8/26/2014 2:37:00 PM
FMU President's annual address to the faculty gives shape to the new academic year
+ click to enlarge

Francis Marion University President Dr. Fred Carter told a group of some 225 FMU faculty assembled for the school’s annual faculty breakfast that he brags about the school’s faculty too much, but he says he just can’t help himself.

“I boast about your (the faculty’s) accomplishments all over the state,” says Carter during his remarks in FMU’s Ervin Dining Hall. “I know that’s led to some grumbling, ‘here comes Carter again, bet he’s going to brag on his faculty,’ which is probably marginally better than ‘here comes Carter again begging for money.’ Of course, our most generous donors have discovered that these two messages are related. That’s why they’re our most generous donors.”

Carter called the work of the FMU faculty “a source of immense pride.”

In Carter’s remarks, which serve as a keynote address for each academic year, he, updated the faculty on the university’s various expansion plans, both physically and programmatically, and noted a new effort to improve state funding for higher education.

Carter also told faculty members that over the next three years he wanted to increase amount of sabbatical time available to FMU faculty.

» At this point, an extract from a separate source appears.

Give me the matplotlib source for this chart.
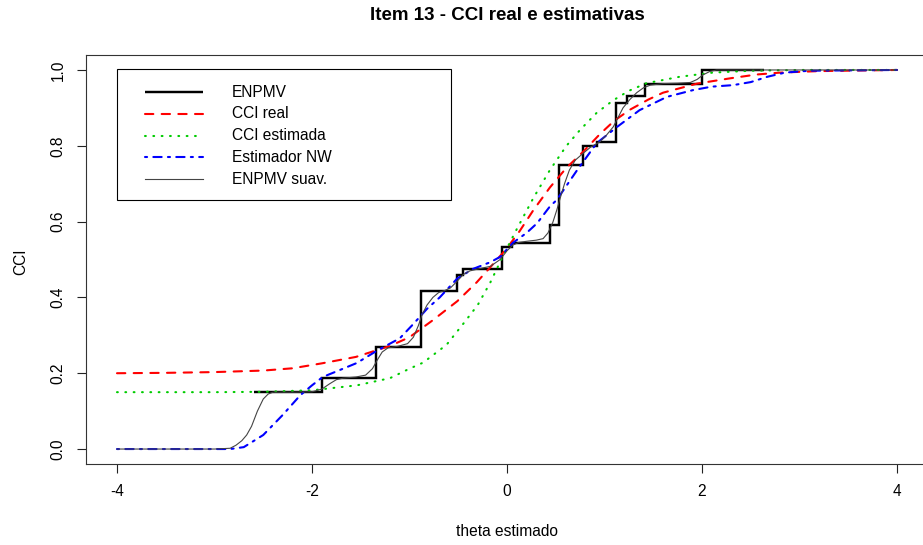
import matplotlib
matplotlib.use("Agg")
import matplotlib.pyplot as plt
from matplotlib.patches import Rectangle

plt.rcParams['font.family'] = ['Liberation Sans', 'DejaVu Sans']

# ENPMV step estimate (jump positions and levels)
step_x = [-2.60, -1.90, -1.34, -0.88, -0.51, -0.45, -0.05, 0.05, 0.44, 0.53,
          0.78, 0.92, 1.12, 1.23, 1.42, 2.00, 2.64]
step_y = [0.150, 0.187, 0.270, 0.418, 0.460, 0.476, 0.533, 0.544, 0.590, 0.748,
          0.800, 0.810, 0.912, 0.931, 0.963, 1.000, 1.000]

# true item characteristic curve
real_x = [-4.0, -3.5, -3.0, -2.5, -2.2, -1.9, -1.55, -1.2, -1.0, -0.76,
          -0.51, -0.31, -0.17, 0.0, 0.13, 0.27, 0.44, 0.61, 0.78, 0.95,
          1.10, 1.26, 1.45, 1.60, 1.95, 2.29, 2.56, 2.80, 3.20, 4.0]
real_y = [0.200, 0.201, 0.203, 0.207, 0.213, 0.226, 0.243, 0.272, 0.295, 0.340,
          0.390, 0.440, 0.480, 0.530, 0.575, 0.630, 0.690, 0.742, 0.784, 0.830,
          0.866, 0.895, 0.922, 0.940, 0.964, 0.978, 0.988, 0.993, 0.997, 1.000]

# estimated parametric curve
est_x = [-4.0, -3.0, -2.5, -2.0, -1.54, -1.2, -1.0, -0.86, -0.62, -0.45,
         -0.30, -0.17, -0.04, 0.10, 0.27, 0.44, 0.61, 0.75, 0.92, 1.09,
         1.25, 1.43, 1.77, 2.11, 2.50, 3.0, 4.0]
est_y = [0.150, 0.150, 0.151, 0.155, 0.168, 0.187, 0.212, 0.228, 0.275, 0.330,
         0.380, 0.440, 0.510, 0.580, 0.662, 0.736, 0.800, 0.842, 0.887, 0.920,
         0.945, 0.965, 0.982, 0.993, 0.998, 1.000, 1.000]

# Nadaraya-Watson estimate
nw_x = [-4.0, -3.0, -2.84, -2.70, -2.50, -2.30, -2.12, -2.00, -1.89, -1.70,
        -1.54, -1.33, -1.10, -0.96, -0.82, -0.69, -0.51, -0.35, -0.17, -0.07,
        0.06, 0.20, 0.31, 0.44, 0.51, 0.72, 0.92, 1.13, 1.36, 1.64,
        1.91, 2.10, 2.32, 2.50, 2.67, 2.85, 3.10, 4.0]
nw_y = [0.000, 0.000, 0.000, 0.005, 0.037, 0.090, 0.142, 0.168, 0.190, 0.210,
        0.227, 0.260, 0.292, 0.330, 0.370, 0.400, 0.450, 0.475, 0.493, 0.507,
        0.544, 0.570, 0.596, 0.640, 0.657, 0.736, 0.807, 0.850, 0.894, 0.929,
        0.947, 0.956, 0.960, 0.968, 0.982, 0.993, 0.998, 1.000]

# smoothed ENPMV
suav_x = [-4.0, -3.0, -2.84, -2.78, -2.72, -2.67, -2.62, -2.56, -2.50, -2.45,
          -2.40, -2.20, -2.00, -1.90, -1.82, -1.75, -1.68, -1.55, -1.45, -1.38,
          -1.33, -1.28, -1.22, -1.12, -1.02, -0.96, -0.91, -0.87, -0.82, -0.76,
          -0.70, -0.64, -0.58, -0.51, -0.45, -0.38, -0.28, -0.17, -0.07, 0.00,
          0.06, 0.12, 0.20, 0.30, 0.37, 0.42, 0.47, 0.51, 0.54, 0.59,
          0.64, 0.70, 0.78, 0.86, 0.95, 1.02, 1.09, 1.14, 1.19, 1.26,
          1.33, 1.40, 1.47, 1.60, 1.75, 1.88, 1.95, 2.01, 2.08, 2.15,
          2.30, 3.00, 4.00]
suav_y = [0.000, 0.000, 0.002, 0.010, 0.022, 0.037, 0.060, 0.100, 0.132, 0.145,
          0.150, 0.150, 0.151, 0.158, 0.172, 0.183, 0.187, 0.190, 0.195, 0.212,
          0.235, 0.256, 0.267, 0.271, 0.278, 0.295, 0.325, 0.355, 0.380, 0.400,
          0.413, 0.418, 0.425, 0.443, 0.460, 0.470, 0.476, 0.482, 0.500, 0.523,
          0.538, 0.545, 0.548, 0.551, 0.555, 0.570, 0.598, 0.630, 0.657, 0.700,
          0.736, 0.762, 0.780, 0.797, 0.810, 0.828, 0.850, 0.875, 0.900, 0.922,
          0.940, 0.953, 0.960, 0.964, 0.965, 0.967, 0.975, 0.987, 0.996, 1.000,
          1.000, 1.000, 1.000]

x_ticks = [-4, -2, 0, 2, 4]
y_ticks = [0.0, 0.2, 0.4, 0.6, 0.8, 1.0]
y_ticklabels = ["0.0", "0.2", "0.4", "0.6", "0.8", "1.0"]
legend_labels = ["ENPMV", "CCI real", "CCI estimada", "Estimador NW", "ENPMV suav."]

W, H = 923, 545
fig = plt.figure(figsize=(W / 100, H / 100), dpi=100)
ax_l, ax_r, ax_t, ax_b = 85.8, 928.2, 54.8, 464.2
ax = fig.add_axes([ax_l / W, (H - ax_b) / H, (ax_r - ax_l) / W, (ax_b - ax_t) / H])
ax.set_xlim(-4.32, 4.32)
ax.set_ylim(-0.04, 1.04)

LW = 1.5
styles = [
    dict(color='black', lw=LW + 0.25, solid_joinstyle='miter', solid_capstyle='butt'),
    dict(color='red', lw=LW, dashes=(4, 4), dash_capstyle='round'),
    dict(color='#00cc00', lw=LW, dashes=(0.4, 3.6), dash_capstyle='round'),
    dict(color='blue', lw=LW, dashes=(1, 3, 4, 3), dash_capstyle='round'),
    dict(color='#444444', lw=0.8),
]

ax.step(step_x, step_y, where='post', **styles[0])
ax.plot(real_x, real_y, **styles[1])
ax.plot(est_x, est_y, **styles[2])
ax.plot(nw_x, nw_y, **styles[3])
ax.plot(suav_x, suav_y, **styles[4])

ax.set_xticks(x_ticks)
ax.set_xticklabels([str(v) for v in x_ticks])
ax.set_yticks(y_ticks)
ax.set_yticklabels(y_ticklabels, rotation=90, va='center')
ax.tick_params(axis='both', length=6.5, width=0.8, labelsize=11.2, pad=8,
               colors='#222222', labelcolor='black')
for sp in ax.spines.values():
    sp.set_linewidth(0.8)
    sp.set_color('#333333')

# legend box
def fx(px):
    return (px - ax_l) / (ax_r - ax_l)

def fy(py):
    return (ax_b - py) / (ax_b - ax_t)

ax.add_patch(Rectangle((fx(117), fy(200)), fx(451) - fx(117), fy(69) - fy(200),
                       transform=ax.transAxes, fill=False, edgecolor='black', lw=0.8,
                       zorder=5))
rows = [92, 113.5, 135.5, 157, 179]
for st, lab, py in zip(styles, legend_labels, rows):
    ax.plot([fx(145), fx(203)], [fy(py), fy(py)], transform=ax.transAxes, zorder=6, **st)
    ax.text(fx(232), fy(py), lab, transform=ax.transAxes, fontsize=11.2,
            va='center', ha='left', zorder=6)

fig.text(507 / W, 1 - 16 / H, "Item 13 - CCI real e estimativas", fontsize=13.5,
         fontweight='bold', ha='center', va='center')
fig.text(507 / W, 1 - 532 / H, "theta estimado", fontsize=11.2, ha='center', va='center')
fig.text(21 / W, 1 - 262 / H, "CCI", fontsize=11.2, ha='center', va='center', rotation=90)

fig.savefig("out.png", dpi=100)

Carter he is looking to ramp up the number of available sabbaticals from the current two per semester and four per year,  to five sabbaticals per semester, and 10 per year, by 2017.

“Sabbaticals are a great investment for a university,” says Carter. “They revitalize faculty teaching and research.”

Carter also told the faculty that progress on FMU’s new Health Sciences Center in downtown Florence was on track. He said he expects to have drawings available for the faculty and others to view by early fall.

Carter said that FMU has done well raising private funds and in giving South Carolina taxpayers a good return on the public monies invested at the university. But he also said he’s hopeful that a new initiative can help improve state funding for higher ed. Carter said the presidents of several universities, FMU included, are beginning a campaign to better tell the story of the public university’s contributions to the state in hopes of persuading the governor and legislature to make a great investment in public higher education.

Francis Marion University began its 45th university when evening classes for the fall term began on Monday, Aug. 18. A full schedule of classes begins on Tuesday, Aug. 19.